→ **What the task requires**
Transcribe the material verbatim in full; the pictures do not belong in the copy.

→ **Source material**

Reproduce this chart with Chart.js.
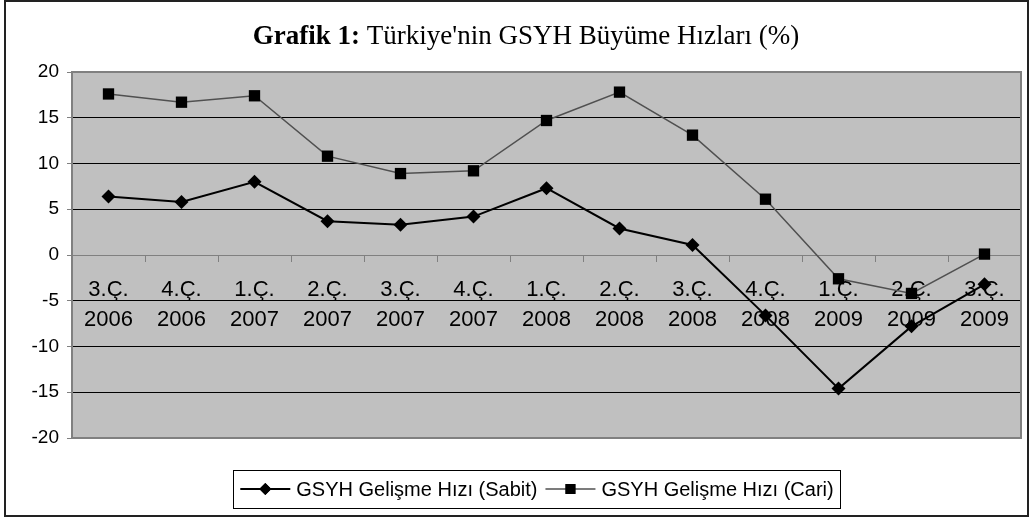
<!DOCTYPE html>
<html><head><meta charset="utf-8">
<script src="https://cdn.jsdelivr.net/npm/chart.js@4.4.1/dist/chart.umd.min.js"></script>
<style>html,body{margin:0;padding:0;background:#fff;overflow:hidden}#wrap{position:relative;width:1029px;height:517px}</style>
</head><body><div id="wrap"><canvas id="c" width="1029" height="517"></canvas></div>
<script>
const quarters = ["3.Ç.","4.Ç.","1.Ç.","2.Ç.","3.Ç.","4.Ç.","1.Ç.","2.Ç.","3.Ç.","4.Ç.","1.Ç.","2.Ç.","3.Ç."];
const years = ["2006","2006","2007","2007","2007","2007","2008","2008","2008","2008","2009","2009","2009"];
const sabit = [6.4,5.8,8.0,3.7,3.3,4.2,7.3,2.9,1.1,-6.6,-14.6,-7.8,-3.2];
const cari = [17.6,16.7,17.4,10.8,8.9,9.2,14.7,17.8,13.1,6.1,-2.6,-4.2,0.1];
const yTicks = [-20,-15,-10,-5,0,5,10,15,20];
const titleBold = "Grafik 1:";
const titleRest = " Türkiye'nin GSYH Büyüme Hızları (%)";
const seriesNames = ["GSYH Gelişme Hızı (Sabit)","GSYH Gelişme Hızı (Cari)"];

const labels = quarters.map((q,i)=>[q, years[i]]);
const SANS = '"Liberation Sans", Arial, sans-serif';
const SERIF = '"Liberation Serif", "Times New Roman", serif';

const decor = {
  id:'decor',
  beforeDraw(chart){
    const {ctx, chartArea:a} = chart;
    ctx.save();
    ctx.fillStyle='#fff'; ctx.fillRect(0,0,chart.width,chart.height);
    ctx.fillStyle='#c0c0c0'; ctx.fillRect(a.left,a.top,a.right-a.left,a.bottom-a.top);
    ctx.restore();
  },
  afterDraw(chart){
    const {ctx, chartArea:a} = chart;
    ctx.save();
    ctx.strokeStyle='#808080'; ctx.lineWidth=2;
    ctx.strokeRect(a.left, a.top, a.right-a.left, a.bottom-a.top);
    ctx.strokeStyle='#222'; ctx.lineWidth=2;
    ctx.strokeRect(5,1,1023,515);
    ctx.fillStyle='#000'; ctx.textBaseline='alphabetic';
    const fb = 'bold 27px '+SERIF, fn = '27px '+SERIF;
    ctx.font=fb; const wb = ctx.measureText(titleBold).width;
    ctx.font=fn; const wr = ctx.measureText(titleRest).width;
    const tx = 526 - (wb+wr)/2, ty = 44;
    ctx.font=fb; ctx.fillText(titleBold, tx, ty);
    ctx.font=fn; ctx.fillText(titleRest, tx+wb, ty);
    ctx.font='20px '+SANS;
    const lineLen=50, gapT=6, gapI=8, pad=7;
    const widths = seriesNames.map(s=>ctx.measureText(s).width);
    const total = pad*2 + widths.reduce((s,w)=>s+lineLen+gapT+w,0) + gapI;
    const bx = 537 - total/2, by = 470, bh = 38;
    ctx.fillStyle='#fff'; ctx.fillRect(bx,by,total,bh);
    ctx.strokeStyle='#000'; ctx.lineWidth=1;
    ctx.strokeRect(Math.round(bx)+0.5, by+0.5, Math.round(total), bh);
    let x = bx+pad; const cy = by+bh/2;
    chart.data.datasets.forEach((ds,i)=>{
      ctx.strokeStyle=ds.borderColor; ctx.lineWidth=ds.borderWidth;
      ctx.beginPath(); ctx.moveTo(x,cy); ctx.lineTo(x+lineLen,cy); ctx.stroke();
      ctx.fillStyle='#000';
      Chart.helpers.drawPoint(ctx,{pointStyle:ds.pointStyle, radius:ds.pointRadius-1, rotation:0, borderWidth:0}, x+lineLen/2, cy);
      ctx.fill();
      ctx.fillStyle='#000'; ctx.textBaseline='middle';
      ctx.fillText(seriesNames[i], x+lineLen+gapT, cy+1);
      x += lineLen+gapT+widths[i]+gapI;
    });
    ctx.restore();
  }
};

new Chart(document.getElementById('c'), {
  type:'line',
  data:{labels, datasets:[
    {label:seriesNames[0], data:sabit, borderColor:'#000', borderWidth:2, pointStyle:'rectRot', pointRadius:7, pointBackgroundColor:'#000', pointBorderColor:'#000', pointBorderWidth:0, tension:0, clip:false},
    {label:seriesNames[1], data:cari, borderColor:'#505050', borderWidth:1.5, pointStyle:'rect', pointRadius:8, pointBackgroundColor:'#000', pointBorderColor:'#000', pointBorderWidth:0, tension:0, clip:false}
  ]},
  options:{
    responsive:false, animation:false, devicePixelRatio:1,
    layout:{padding:{left:0, top:72, right:4, bottom:79}},
    plugins:{legend:{display:false}, title:{display:false}, tooltip:{enabled:false}},
    scales:{
      y:{min:-20, max:20,
        afterBuildTicks(s){ s.ticks = yTicks.map(v=>({value:v})); },
        afterFit(s){ s.width = 72; },
        ticks:{font:{family:SANS, size:19}, color:'#000', padding:8},
        grid:{color:(c)=> (c.tick && (c.tick.value===0||Math.abs(c.tick.value)===20)) ? '#808080' : '#000', lineWidth:1, tickLength:5, tickColor:'#808080'},
        border:{display:true, color:'#808080', width:1}
      },
      x:{type:'category', position:{y:0}, offset:true,
        grid:{drawOnChartArea:false, drawTicks:true, tickLength:6, color:'#808080', offset:true},
        border:{display:true, color:'#808080', width:1},
        ticks:{font:{family:SANS, size:22, lineHeight:1.36}, color:'#000', padding:14, maxRotation:0, autoSkip:false}
      }
    }
  },
  plugins:[decor]
});
</script></body></html>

→ **Result**
Reproduce this chart with Chart.js.
<!DOCTYPE html>
<html><head><meta charset="utf-8">
<script src="https://cdn.jsdelivr.net/npm/chart.js@4.4.1/dist/chart.umd.min.js"></script>
<style>html,body{margin:0;padding:0;background:#fff;overflow:hidden}#wrap{position:relative;width:1029px;height:517px}</style>
</head><body><div id="wrap"><canvas id="c" width="1029" height="517"></canvas></div>
<script>
const quarters = ["3.Ç.","4.Ç.","1.Ç.","2.Ç.","3.Ç.","4.Ç.","1.Ç.","2.Ç.","3.Ç.","4.Ç.","1.Ç.","2.Ç.","3.Ç."];
const years = ["2006","2006","2007","2007","2007","2007","2008","2008","2008","2008","2009","2009","2009"];
const sabit = [6.4,5.8,8.0,3.7,3.3,4.2,7.3,2.9,1.1,-6.6,-14.6,-7.8,-3.2];
const cari = [17.6,16.7,17.4,10.8,8.9,9.2,14.7,17.8,13.1,6.1,-2.6,-4.2,0.1];
const yTicks = [-20,-15,-10,-5,0,5,10,15,20];
const titleBold = "Grafik 1:";
const titleRest = " Türkiye'nin GSYH Büyüme Hızları (%)";
const seriesNames = ["GSYH Gelişme Hızı (Sabit)","GSYH Gelişme Hızı (Cari)"];

const labels = quarters.map((q,i)=>[q, years[i]]);
const SANS = '"Liberation Sans", Arial, sans-serif';
const SERIF = '"Liberation Serif", "Times New Roman", serif';

const decor = {
  id:'decor',
  beforeDraw(chart){
    const {ctx, chartArea:a} = chart;
    ctx.save();
    ctx.fillStyle='#fff'; ctx.fillRect(0,0,chart.width,chart.height);
    ctx.fillStyle='#c0c0c0'; ctx.fillRect(a.left,a.top,a.right-a.left,a.bottom-a.top);
    ctx.restore();
  },
  afterDraw(chart){
    const {ctx, chartArea:a} = chart;
    ctx.save();
    ctx.strokeStyle='#808080'; ctx.lineWidth=2;
    ctx.strokeRect(a.left, a.top, a.right-a.left, a.bottom-a.top);
    ctx.strokeStyle='#222'; ctx.lineWidth=2;
    ctx.strokeRect(5,1,1023,515);
    ctx.fillStyle='#000'; ctx.textBaseline='alphabetic';
    const fb = 'bold 27px '+SERIF, fn = '27px '+SERIF;
    ctx.font=fb; const wb = ctx.measureText(titleBold).width;
    ctx.font=fn; const wr = ctx.measureText(titleRest).width;
    const tx = 526 - (wb+wr)/2, ty = 44;
    ctx.font=fb; ctx.fillText(titleBold, tx, ty);
    ctx.font=fn; ctx.fillText(titleRest, tx+wb, ty);
    ctx.font='20px '+SANS;
    const lineLen=50, gapT=6, gapI=8, pad=7;
    const widths = seriesNames.map(s=>ctx.measureText(s).width);
    const total = pad*2 + widths.reduce((s,w)=>s+lineLen+gapT+w,0) + gapI;
    const bx = 537 - total/2, by = 470, bh = 38;
    ctx.fillStyle='#fff'; ctx.fillRect(bx,by,total,bh);
    ctx.strokeStyle='#000'; ctx.lineWidth=1;
    ctx.strokeRect(Math.round(bx)+0.5, by+0.5, Math.round(total), bh);
    let x = bx+pad; const cy = by+bh/2;
    chart.data.datasets.forEach((ds,i)=>{
      ctx.strokeStyle=ds.borderColor; ctx.lineWidth=ds.borderWidth;
      ctx.beginPath(); ctx.moveTo(x,cy); ctx.lineTo(x+lineLen,cy); ctx.stroke();
      ctx.fillStyle='#000';
      Chart.helpers.drawPoint(ctx,{pointStyle:ds.pointStyle, radius:ds.pointRadius-1, rotation:0, borderWidth:0}, x+lineLen/2, cy);
      ctx.fill();
      ctx.fillStyle='#000'; ctx.textBaseline='middle';
      ctx.fillText(seriesNames[i], x+lineLen+gapT, cy+1);
      x += lineLen+gapT+widths[i]+gapI;
    });
    ctx.restore();
  }
};

new Chart(document.getElementById('c'), {
  type:'line',
  data:{labels, datasets:[
    {label:seriesNames[0], data:sabit, borderColor:'#000', borderWidth:2, pointStyle:'rectRot', pointRadius:7, pointBackgroundColor:'#000', pointBorderColor:'#000', pointBorderWidth:0, tension:0, clip:false},
    {label:seriesNames[1], data:cari, borderColor:'#505050', borderWidth:1.5, pointStyle:'rect', pointRadius:8, pointBackgroundColor:'#000', pointBorderColor:'#000', pointBorderWidth:0, tension:0, clip:false}
  ]},
  options:{
    responsive:false, animation:false, devicePixelRatio:1,
    layout:{padding:{left:0, top:72, right:4, bottom:79}},
    plugins:{legend:{display:false}, title:{display:false}, tooltip:{enabled:false}},
    scales:{
      y:{min:-20, max:20,
        afterBuildTicks(s){ s.ticks = yTicks.map(v=>({value:v})); },
        afterFit(s){ s.width = 72; },
        ticks:{font:{family:SANS, size:19}, color:'#000', padding:8},
        grid:{color:(c)=> (c.tick && (c.tick.value===0||Math.abs(c.tick.value)===20)) ? '#808080' : '#000', lineWidth:1, tickLength:5, tickColor:'#808080'},
        border:{display:true, color:'#808080', width:1}
      },
      x:{type:'category', position:{y:0}, offset:true,
        grid:{drawOnChartArea:false, drawTicks:true, tickLength:6, color:'#808080', offset:true},
        border:{display:true, color:'#808080', width:1},
        ticks:{font:{family:SANS, size:22, lineHeight:1.36}, color:'#000', padding:14, maxRotation:0, autoSkip:false}
      }
    }
  },
  plugins:[decor]
});
</script></body></html>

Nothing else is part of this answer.